Maznoona (Spuyten Duyvil, 2016)

The title varies the Arabic word meaning “madwoman.” Her narrative wrenches the protagonist, Yalayl, out of one stable, restrictive situation after another. She grows up in a fortified river village at desert’s edge. Free people of color, her community must pay annual tribute to a predatory nomad tribe, and she herself, as she enters puberty, learns what obligations a woman must obey within such a community. Chance teaches her the story of Layla and Majnoon, a pre-Islamic Bedouin tale of mad love, and Yalayl makes it a means of escape from the fate that awaits her in her village. She loves, first, a feral boy raised by a pack of wild desert dogs.

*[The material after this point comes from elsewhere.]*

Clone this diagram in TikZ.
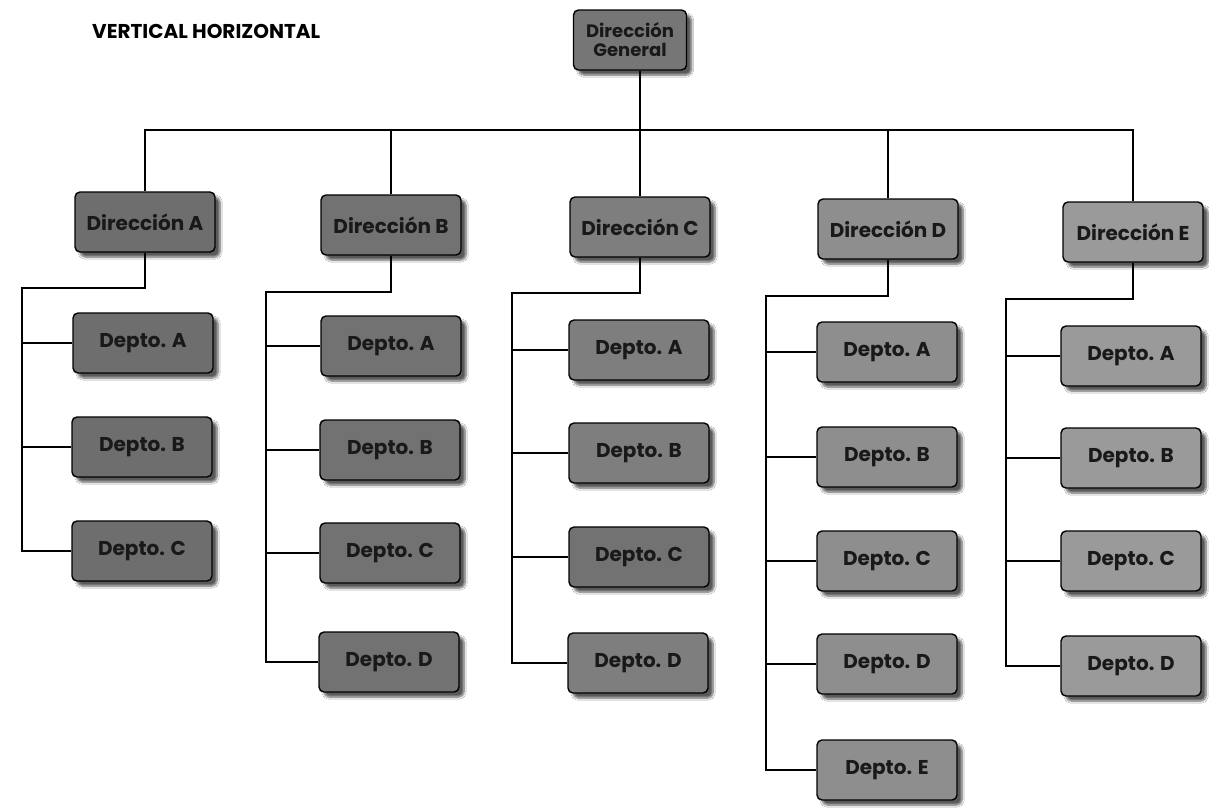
\documentclass[tikz,border=0pt]{standalone}
\usepackage{fontspec}
\setmainfont{Poppins}
\usetikzlibrary{shadows,shadows.blur}
\definecolor{cdg}{HTML}{767676}
\definecolor{ca}{HTML}{6E6E6E}
\definecolor{cb}{HTML}{727272}
\definecolor{cc}{HTML}{7E7E7E}
\definecolor{cd}{HTML}{8E8E8E}
\definecolor{ce}{HTML}{9A9A9A}
\tikzset{
  box/.style={draw=black, line width=1.4pt, rounded corners=5pt,
    minimum width=140pt, minimum height=60pt, inner sep=0pt,
    font=\bfseries\fontsize{20}{22}\selectfont, text=black!90,
    blur shadow={shadow xshift=5pt, shadow yshift=-5pt, shadow blur steps=6, shadow opacity=65}},
  conn/.style={line width=1.6pt, black}
}
\begin{document}
\begin{tikzpicture}[x=1pt,y=-1pt]
\path[use as bounding box, fill=white] (0,0) rectangle (1209,811);
\node[font=\bfseries\fontsize{20}{22}\selectfont, anchor=west, inner sep=0pt] (title) at (92,31) {VERTICAL HORIZONTAL};
% top
\node[box, fill=cdg, minimum width=113pt, align=center, font=\bfseries\fontsize{18}{19}\selectfont] (dg) at (630,40) {Dirección\\General};
\node[box, fill=ca] (dA) at (145,222) {Dirección A};
\node[box, fill=cb] (dB) at (391,225) {Dirección B};
\node[box, fill=cc] (dC) at (640,227) {Dirección C};
\node[box, fill=cd] (dD) at (888,229) {Dirección D};
\node[box, fill=ce] (dE) at (1133,232) {Dirección E};
\coordinate (bus) at (0,130);
\draw[conn] (dg.south -| dC.north) -- (dC.north);
\draw[conn] (dA.north) -- (dA.north |- bus) -- (dE.north |- bus) -- (dE.north);
\draw[conn] (dB.north) -- (dB.north |- bus);
\draw[conn] (dD.north) -- (dD.north |- bus);
% column A
\node[box, fill=ca] (aA) at (143,343) {Depto. A};
\node[box, fill=ca] (aB) at (142,447) {Depto. B};
\node[box, fill=ca] (aC) at (142,551) {Depto. C};
\coordinate (cA) at (22,288);
\draw[conn] (dA.south) |- (cA) -- (cA |- aC.west) -- (aC.west);
\draw[conn] (cA |- aA.west) -- (aA.west);
\draw[conn] (cA |- aB.west) -- (aB.west);
% column B
\node[box, fill=cb] (bA) at (391,346) {Depto. A};
\node[box, fill=cb] (bB) at (390,450) {Depto. B};
\node[box, fill=cb] (bC) at (390,553) {Depto. C};
\node[box, fill=cb] (bD) at (389,662) {Depto. D};
\coordinate (cB) at (266,292);
\draw[conn] (dB.south) |- (cB) -- (cB |- bD.west) -- (bD.west);
\draw[conn] (cB |- bA.west) -- (bA.west);
\draw[conn] (cB |- bB.west) -- (bB.west);
\draw[conn] (cB |- bC.west) -- (bC.west);
% column C
\node[box, fill=cc] (cAa) at (639,350) {Depto. A};
\node[box, fill=cc] (cBb) at (639,453) {Depto. B};
\node[box, fill=cb] (cCc) at (639,557) {Depto. C};
\node[box, fill=cc] (cDd) at (638,663) {Depto. D};
\coordinate (cC) at (512,293);
\draw[conn] (dC.south) |- (cC) -- (cC |- cDd.west) -- (cDd.west);
\draw[conn] (cC |- cAa.west) -- (cAa.west);
\draw[conn] (cC |- cBb.west) -- (cBb.west);
\draw[conn] (cC |- cCc.west) -- (cCc.west);
% column D
\node[box, fill=cd] (dAa) at (887,352) {Depto. A};
\node[box, fill=cd] (dBb) at (887,457) {Depto. B};
\node[box, fill=cd] (dCc) at (887,561) {Depto. C};
\node[box, fill=cd] (dDd) at (887,664) {Depto. D};
\node[box, fill=cd] (dEe) at (887,770) {Depto. E};
\coordinate (cD) at (766,296);
\draw[conn] (dD.south) |- (cD) -- (cD |- dEe.west) -- (dEe.west);
\draw[conn] (cD |- dAa.west) -- (dAa.west);
\draw[conn] (cD |- dBb.west) -- (dBb.west);
\draw[conn] (cD |- dCc.west) -- (dCc.west);
\draw[conn] (cD |- dDd.west) -- (dDd.west);
% column E
\node[box, fill=ce] (eA) at (1131,356) {Depto. A};
\node[box, fill=ce] (eB) at (1131,458) {Depto. B};
\node[box, fill=ce] (eC) at (1131,561) {Depto. C};
\node[box, fill=ce] (eD) at (1131,666) {Depto. D};
\coordinate (cE) at (1006,299);
\draw[conn] (dE.south) |- (cE) -- (cE |- eD.west) -- (eD.west);
\draw[conn] (cE |- eA.west) -- (eA.west);
\draw[conn] (cE |- eB.west) -- (eB.west);
\draw[conn] (cE |- eC.west) -- (eC.west);
\end{tikzpicture}
\end{document}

When dogs and boy head out into the desert after migrating game, Yalayl, pregnant and unmarried, passes through a crisis and is sent to bear her child and be cured of her madness in the city, where no one will know; but she is seen and recognized. She must travel farther, into the mountains, to the hamlet where her son is born, and where she loves a man who cannot use language but who can communicate with birds. She again is pregnant. In that hamlet, up against the same social strictures as at home, Yalayl makes her mark as a master weaver and as a drummer. She is accepted into a sisterhood of drumming women. Performing at a saint’s feast, her drumming and singing free the villagers’ spirits from the binding forms of mere ritual and send them into communal ecstasy. Having shown her power, she attracts resentment, and when friends work to marry her to her lover, whose father is paramount chief of a tribal confederation, she is exiled back to the city.

There, where Yalayl sells her weavings and raises her children, the chief arranges for her to be arrested and tortured by the police. From there her story enters a dark spiral, as she goes to work for the police as a typist and an informer. She joins with other women in a sisterhood of artistically gifted prostitutes. At this stage in her life she thinks she’s possessed by znoon, the malevolent demons of that culture. She wonders which is the madness: the love that drew her to animal-linked men or the shameful state of mind set up by social norms. One way or the other, she wishes to free herself and travels into the desert, to an oasis where healers specialize in exorcisms; perhaps also, to search for her first lover, the boy who runs with the dogs. In the end she finds a different, more drastic form of escape.